Saat akhirnya tiba untuk terbang ke luar angkasa, mereka sudah siap. Setiap orang punya tugas penting: kepala bagian medis, kepala bagian teknisi, dan sebagainya. Rutinitas mereka bertujuan agar kondisi pesawat dan kebutuhan sehari-hari cukup untuk perjalanan 86 tahun. Semua berlangsung indah dan damai: makanan cukup, tidak ada konflik, tiap orang melakukan tugas masing-masing dengan tenang.

Christopher Rebbs (Tye Sheridan) dan Zac (Fionn Whitehead) pertama kali menyadari bahwa cairan biru yang wajib mereka minum ternyata mengandung zat kimia khusus yang fungsinya menekan perkembangan emosi 30 orang ini. Tak puas dengan keterangan satu-satunya ilmuwan Bumi yang ikut serta di Voyagers, Richard Alling (Colin Farrell), Chris dan Zac memprovokasi kawan-kawannya untuk berhenti minum cairan biru tersebut.

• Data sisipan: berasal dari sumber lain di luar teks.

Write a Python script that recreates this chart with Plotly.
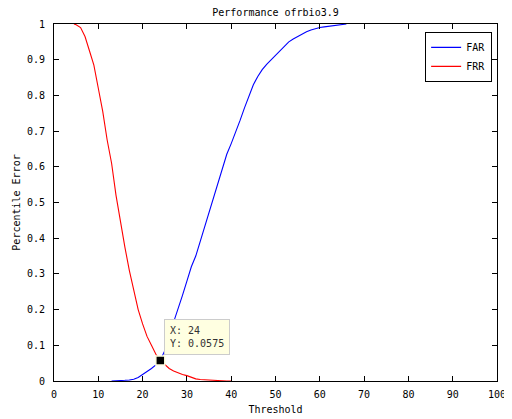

Akibatnya, monster emosi brutal pun mencuat dari tiap orang dengan wujud yang berbeda-beda. Perlahan tapi pasti, kelakuan fasik berevolusi makin penuh. Ada yang berperilaku vulgar nan sensual di ruang terbuka. Ada pula yang melakukan tindakan sadis hingga terjadilah aksi kriminal di ruang sempit.

Salah satu adegan dalam film Voyagers. (Dok. Lionsgate/fly)

Ketika Sela (Lily-Rose Depp) menolak Zac dan malah dekat dengan Chris, Zac pun gelap mata. Dia memprovokasi mayoritas kawannya untuk menentang pemilihan Chris sebagai pimpinan baru usai kematian Richard. Konflik ini meluas dan mengancam gagalnya perjalanan 86 tahun yang direncanakan dan disiapkan dengan hati-hati tersebut.

Kolonisasi planet baru adalah sebuah hal super klise dalam film sci-fi. Tapi premis “emosi primitif manusia bersimultan dengan ruang futuristik” merupakan hal baru dan menarik. Dalam eksekusinya, film ini berjalan lambat dan cenderung membosankan. Sementara ending terlalu diburu-buru dan sangat mudah diprediksi.

Minim pula pengembangan karakter tokoh-tokohnya. Para remaja ini berasal dari bibit unggul dan setelah dewasa pun terbukti punya kemampuan akademis hebat, dimana semua terlihat tak jauh beda kepintarannya. Tapi ketika bicara soal emosi, kenapa ada yang bisa begitu menonjol kepemimpinannya sementara mayoritas yang lain seperti kerbau dicucuk hidungnya. Itu pun tak jelas alasannya kenapa ada yang menentang pemimpin dan memilih memberontak. Singkatnya, konflik yang ada terlalu dipaksakan terjadi.

Sutradara Neil Burger dan aktor Tye Sheridan di lokasi shooting film Voyagers. (Dok. Lionsgate/fly)

Dibandingkan pasangan tokoh utama (yang wajah keduanya muncul di poster), Tye Sheridan dan Lily-Rose Depp, akting Fionn Whitehead jauh lebih matang. Usai berperan sebagai prajurit tingkat rendah di Dunkirk (Warner Bros. Pictures, 2017) dan tokoh utama di Black Mirror episode Bandersnatch (Netflix, 2018), aktor Inggris ini sukses menghidupan sisi gelap dari Zac. Sementara aktor senior Colin Farrell dengan mudah terlupakan.

Mungkin memang Neil Burger belum bisa maksimal menulis skenario asli. Karya penyutradaraannya, Limitless (Relativity Media, 2011) juga Divergent (Lionsgate, 2014) diangkat dari novel. Dimana keduanya jauh lebih tidak membosankan dibanding Voyagers.

Film Voyagers dirilis secara internasional pada 9 April lalu dan sudah tayang di bioskop seluruh Indonesia mulai Kamis, 29 April.